>> START Data block

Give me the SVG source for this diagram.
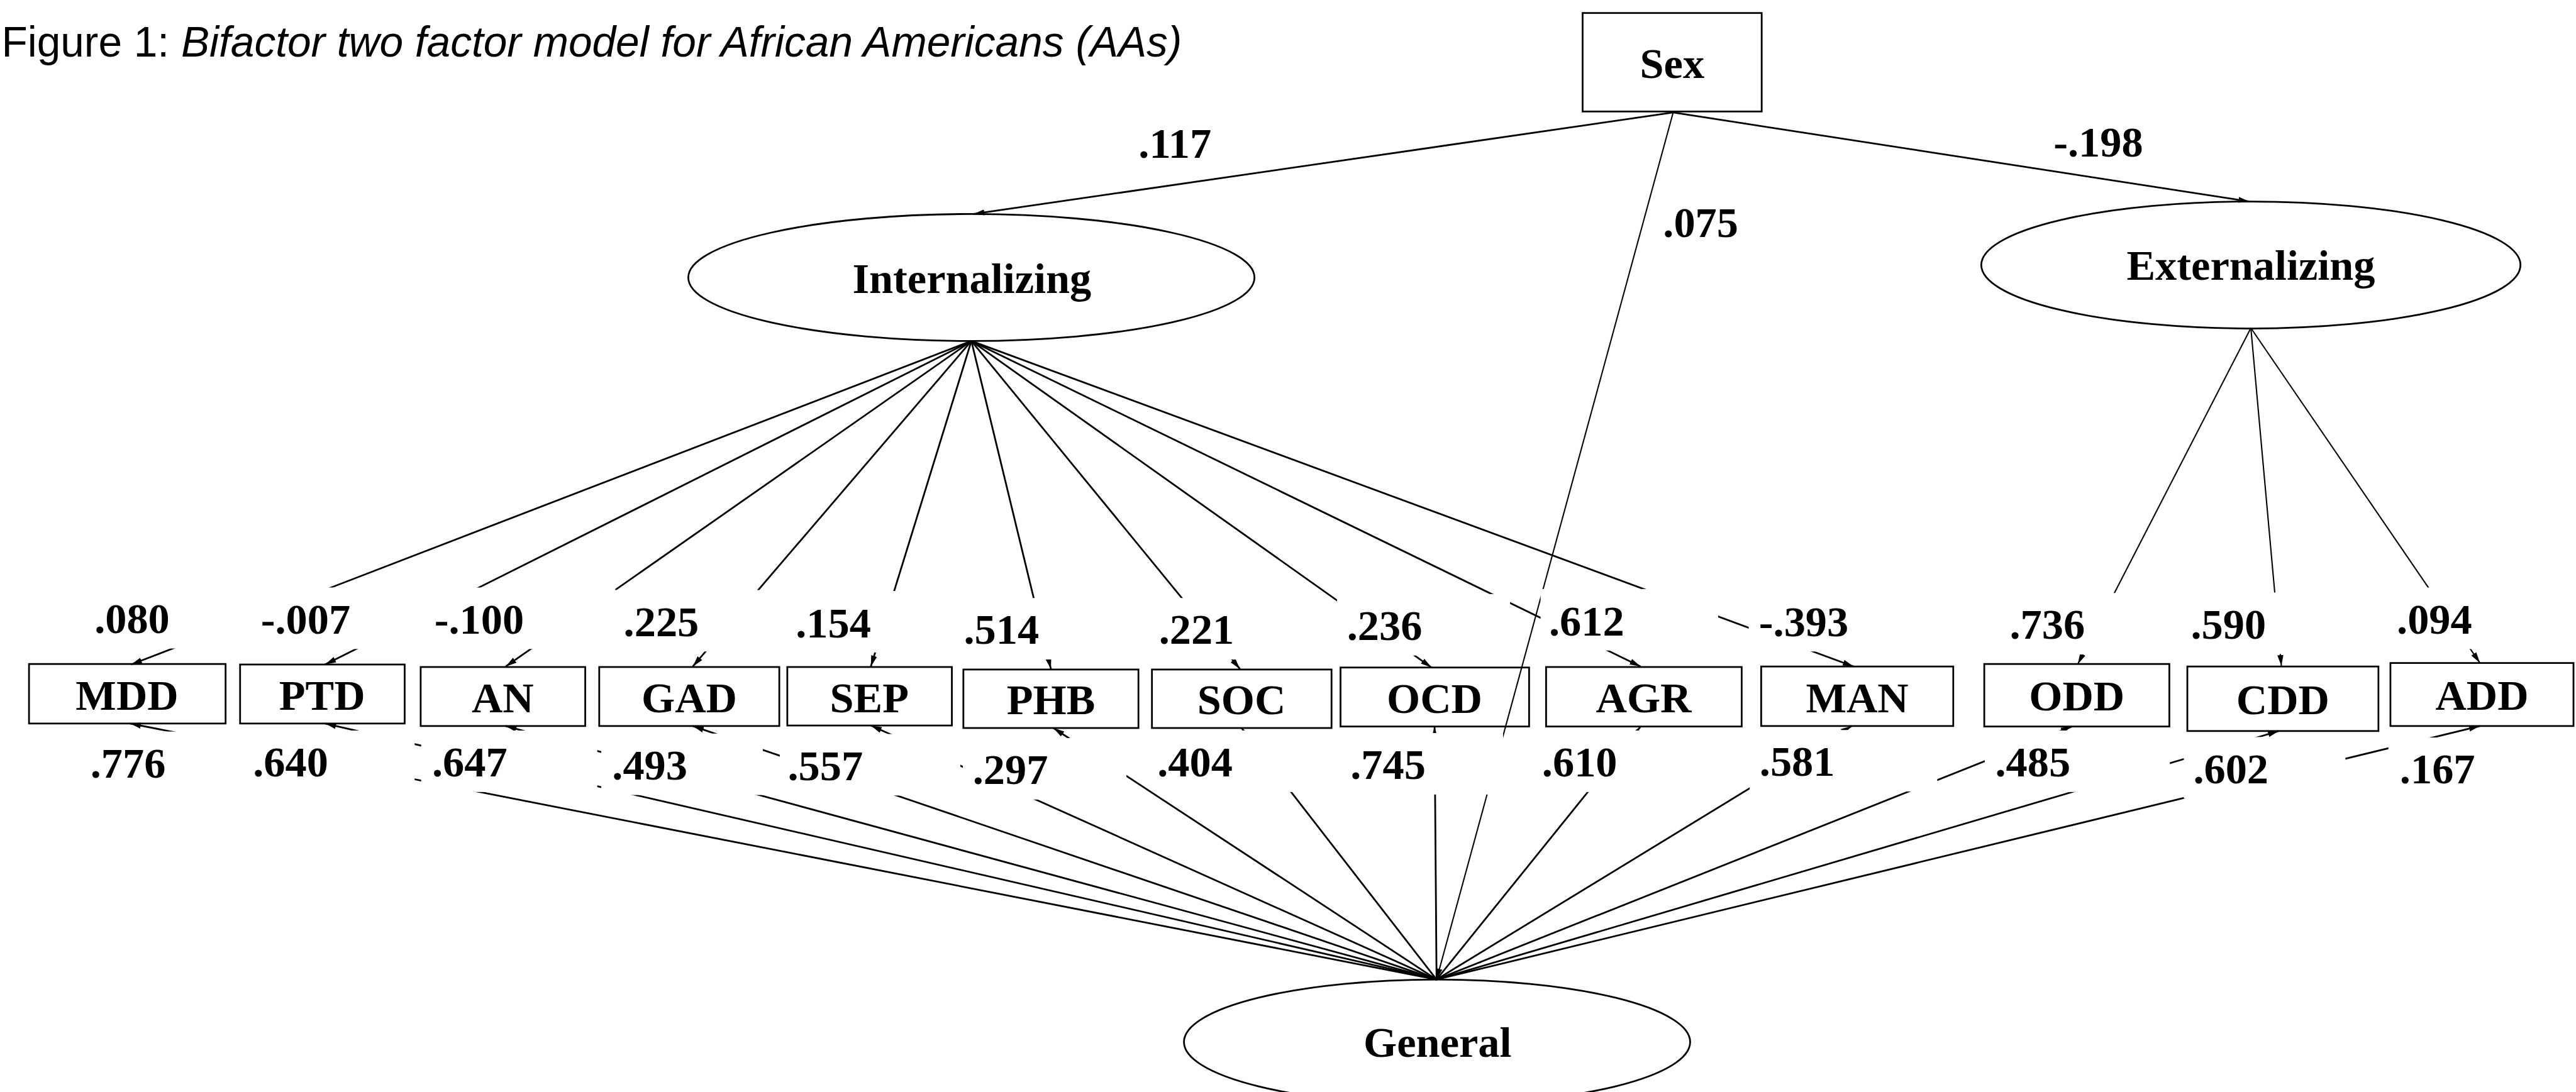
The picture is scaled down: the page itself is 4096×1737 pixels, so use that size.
<svg xmlns="http://www.w3.org/2000/svg" width="4096" height="1737" viewBox="0 0 4096 1737">
<defs>
<marker id="arr" markerUnits="userSpaceOnUse" markerWidth="24" markerHeight="14" refX="22" refY="6" orient="auto" viewBox="0 0 24 12">
<path d="M0,0 L22,6 L0,12 Z" fill="#000"/>
</marker>
<style>
.ln{stroke:#000;stroke-width:3.5;fill:none;marker-end:url(#arr)}
.thin{stroke-width:2.6}
.bx{fill:none;stroke:#000;stroke-width:3.5}
.el{fill:none;stroke:#000;stroke-width:3.5}
.nt{font-family:"Liberation Serif","Times New Roman",serif;font-weight:bold;font-size:86px;text-anchor:middle;fill:#000}
.lb{font-family:"Liberation Serif","Times New Roman",serif;font-weight:bold;font-size:86px;text-anchor:middle;fill:#000}
.bg{fill:#fff;stroke:none}
.ttl{font-family:"Liberation Sans",Arial,sans-serif;font-size:85px;fill:#000}
</style>
</defs>
<rect width="4096" height="1737" fill="#fff"/>
<g transform="scale(0.79534)">
<text class="ttl" x="3" y="113">Figure 1: <tspan font-style="italic">Bifactor two factor model for African Americans (AAs)</tspan></text>

<g id="connectors">
<line class="ln" x1="3345" y1="225" x2="1946" y2="428"/>
<line class="ln" x1="3345" y1="225" x2="4497" y2="403"/>
<line class="ln thin" x1="3345" y1="225" x2="2872" y2="1959"/>
<line class="ln" x1="1942" y1="682" x2="262" y2="1329"/>
<line class="ln" x1="1942" y1="682" x2="650" y2="1329"/>
<line class="ln" x1="1942" y1="682" x2="1011" y2="1333"/>
<line class="ln" x1="1942" y1="682" x2="1385" y2="1333"/>
<line class="ln" x1="1942" y1="682" x2="1741" y2="1333"/>
<line class="ln" x1="1942" y1="682" x2="2101" y2="1338"/>
<line class="ln" x1="1942" y1="682" x2="2479" y2="1338"/>
<line class="ln" x1="1942" y1="682" x2="2862" y2="1335"/>
<line class="ln" x1="1942" y1="682" x2="3280" y2="1333"/>
<line class="ln" x1="1942" y1="682" x2="3706" y2="1333"/>
<line class="ln thin" x1="4500" y1="656" x2="4154" y2="1328"/>
<line class="ln thin" x1="4500" y1="656" x2="4561" y2="1332"/>
<line class="ln thin" x1="4500" y1="656" x2="4958" y2="1326"/>
<line class="ln" x1="2872" y1="1959" x2="260" y2="1447"/>
<line class="ln" x1="2872" y1="1959" x2="650" y2="1447"/>
<line class="ln" x1="2872" y1="1959" x2="1011" y2="1452"/>
<line class="ln" x1="2872" y1="1959" x2="1385" y2="1452"/>
<line class="ln" x1="2872" y1="1959" x2="1741" y2="1451"/>
<line class="ln" x1="2872" y1="1959" x2="2106" y2="1456"/>
<line class="ln" x1="2872" y1="1959" x2="2482" y2="1456"/>
<line class="ln" x1="2872" y1="1959" x2="2868" y2="1453"/>
<line class="ln" x1="2872" y1="1959" x2="3280" y2="1453"/>
<line class="ln" x1="2872" y1="1959" x2="3702" y2="1452"/>
<line class="ln" x1="2872" y1="1959" x2="4142" y2="1453"/>
<line class="ln" x1="2872" y1="1959" x2="4556" y2="1462"/>
<line class="ln" x1="2872" y1="1959" x2="4958" y2="1452"/>
</g>

<g id="labels">
<text class="lb" x="2349" y="315">.117</text>
<text class="lb" x="4195" y="313">-.198</text>
<text class="lb" x="3400" y="474">.075</text>

<rect class="bg" x="167" y="1174" width="353" height="123"/>
<rect class="bg" x="501" y="1175" width="353" height="123"/>
<rect class="bg" x="848" y="1175" width="382" height="123"/>
<rect class="bg" x="1226" y="1180" width="353" height="123"/>
<rect class="bg" x="1567" y="1182" width="353" height="123"/>
<rect class="bg" x="1907" y="1196" width="353" height="123"/>
<rect class="bg" x="2297" y="1196" width="353" height="123"/>
<rect class="bg" x="2673" y="1188" width="346" height="123"/>
<rect class="bg" x="3080" y="1178" width="355" height="123"/>
<rect class="bg" x="3496" y="1180" width="353" height="123"/>
<rect class="bg" x="3998" y="1186" width="353" height="123"/>
<rect class="bg" x="4359" y="1185" width="353" height="123"/>
<rect class="bg" x="4771" y="1175" width="353" height="123"/>

<rect class="bg" x="161" y="1463" width="353" height="123"/>
<rect class="bg" x="484" y="1461" width="345" height="123"/>
<rect class="bg" x="842" y="1461" width="352" height="123"/>
<rect class="bg" x="1202" y="1467" width="323" height="123"/>
<rect class="bg" x="1559" y="1468" width="361" height="123"/>
<rect class="bg" x="1925" y="1476" width="327" height="123"/>
<rect class="bg" x="2305" y="1461" width="341" height="123"/>
<rect class="bg" x="2676" y="1466" width="329" height="123"/>
<rect class="bg" x="3061" y="1461" width="353" height="123"/>
<rect class="bg" x="3498" y="1460" width="375" height="123"/>
<rect class="bg" x="3968" y="1461" width="370" height="123"/>
<rect class="bg" x="4366" y="1474" width="323" height="123"/>
<rect class="bg" x="4775" y="1475" width="353" height="123"/>

<text class="lb" x="264" y="1266">.080</text>
<text class="lb" x="611" y="1267">-.007</text>
<text class="lb" x="958" y="1267">-.100</text>
<text class="lb" x="1322" y="1272">.225</text>
<text class="lb" x="1666" y="1275">.154</text>
<text class="lb" x="2002" y="1288">.514</text>
<text class="lb" x="2392" y="1288">.221</text>
<text class="lb" x="2768" y="1280">.236</text>
<text class="lb" x="3172" y="1271">.612</text>
<text class="lb" x="3606" y="1273">-.393</text>
<text class="lb" x="4093" y="1278">.736</text>
<text class="lb" x="4455" y="1277">.590</text>
<text class="lb" x="4867" y="1267">.094</text>

<text class="lb" x="256" y="1555">.776</text>
<text class="lb" x="581" y="1553">.640</text>
<text class="lb" x="939" y="1553">.647</text>
<text class="lb" x="1299" y="1559">.493</text>
<text class="lb" x="1650" y="1560">.557</text>
<text class="lb" x="2020" y="1568">.297</text>
<text class="lb" x="2389" y="1553">.404</text>
<text class="lb" x="2775" y="1558">.745</text>
<text class="lb" x="3158" y="1553">.610</text>
<text class="lb" x="3593" y="1552">.581</text>
<text class="lb" x="4064" y="1553">.485</text>
<text class="lb" x="4460" y="1566">.602</text>
<text class="lb" x="4873" y="1567">.167</text>
</g>

<g id="sex"><rect class="bx" x="3164" y="26" width="358" height="197"/><text class="nt" x="3343" y="156">Sex</text></g>
<g id="internalizing"><ellipse class="el" cx="1942" cy="555" rx="566" ry="127"/><text class="nt" x="1943" y="586">Internalizing</text></g>
<g id="externalizing"><ellipse class="el" cx="4500" cy="530" rx="539" ry="127"/><text class="nt" x="4500" y="560">Externalizing</text></g>
<g id="general"><ellipse class="el" cx="2873" cy="2084" rx="506" ry="125"/><text class="nt" x="2874" y="2114">General</text></g>

<g id="MDD"><rect class="bx" x="58" y="1328" width="393" height="119"/><text class="nt" x="254" y="1419">MDD</text></g>
<g id="PTD"><rect class="bx" x="480" y="1329" width="329" height="118"/><text class="nt" x="644" y="1419">PTD</text></g>
<g id="AN"><rect class="bx" x="841" y="1334" width="329" height="118"/><text class="nt" x="1005" y="1424">AN</text></g>
<g id="GAD"><rect class="bx" x="1198" y="1334" width="360" height="118"/><text class="nt" x="1378" y="1424">GAD</text></g>
<g id="SEP"><rect class="bx" x="1574" y="1334" width="329" height="117"/><text class="nt" x="1738" y="1424">SEP</text></g>
<g id="PHB"><rect class="bx" x="1926" y="1339" width="350" height="117"/><text class="nt" x="2101" y="1428">PHB</text></g>
<g id="SOC"><rect class="bx" x="2303" y="1339" width="359" height="117"/><text class="nt" x="2482" y="1428">SOC</text></g>
<g id="OCD"><rect class="bx" x="2680" y="1335" width="377" height="118"/><text class="nt" x="2868" y="1426">OCD</text></g>
<g id="AGR"><rect class="bx" x="3091" y="1334" width="391" height="119"/><text class="nt" x="3286" y="1425">AGR</text></g>
<g id="MAN"><rect class="bx" x="3521" y="1333" width="384" height="119"/><text class="nt" x="3713" y="1425">MAN</text></g>
<g id="ODD"><rect class="bx" x="3967" y="1328" width="370" height="125"/><text class="nt" x="4152" y="1421">ODD</text></g>
<g id="CDD"><rect class="bx" x="4373" y="1333" width="382" height="129"/><text class="nt" x="4564" y="1428">CDD</text></g>
<g id="ADD"><rect class="bx" x="4779" y="1326" width="366" height="126"/><text class="nt" x="4962" y="1420">ADD</text></g>
</g>
</svg>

>> END Data block

◆ **Goal**: Each line from the top of the material through the line containing "African Americans (AAs)</tspan></text>" should be reproduced exactly; please drop any images.

◆ **Answer**:
Give me the SVG source for this diagram.
The picture is scaled down: the page itself is 4096×1737 pixels, so use that size.
<svg xmlns="http://www.w3.org/2000/svg" width="4096" height="1737" viewBox="0 0 4096 1737">
<defs>
<marker id="arr" markerUnits="userSpaceOnUse" markerWidth="24" markerHeight="14" refX="22" refY="6" orient="auto" viewBox="0 0 24 12">
<path d="M0,0 L22,6 L0,12 Z" fill="#000"/>
</marker>
<style>
.ln{stroke:#000;stroke-width:3.5;fill:none;marker-end:url(#arr)}
.thin{stroke-width:2.6}
.bx{fill:none;stroke:#000;stroke-width:3.5}
.el{fill:none;stroke:#000;stroke-width:3.5}
.nt{font-family:"Liberation Serif","Times New Roman",serif;font-weight:bold;font-size:86px;text-anchor:middle;fill:#000}
.lb{font-family:"Liberation Serif","Times New Roman",serif;font-weight:bold;font-size:86px;text-anchor:middle;fill:#000}
.bg{fill:#fff;stroke:none}
.ttl{font-family:"Liberation Sans",Arial,sans-serif;font-size:85px;fill:#000}
</style>
</defs>
<rect width="4096" height="1737" fill="#fff"/>
<g transform="scale(0.79534)">
<text class="ttl" x="3" y="113">Figure 1: <tspan font-style="italic">Bifactor two factor model for African Americans (AAs)</tspan></text>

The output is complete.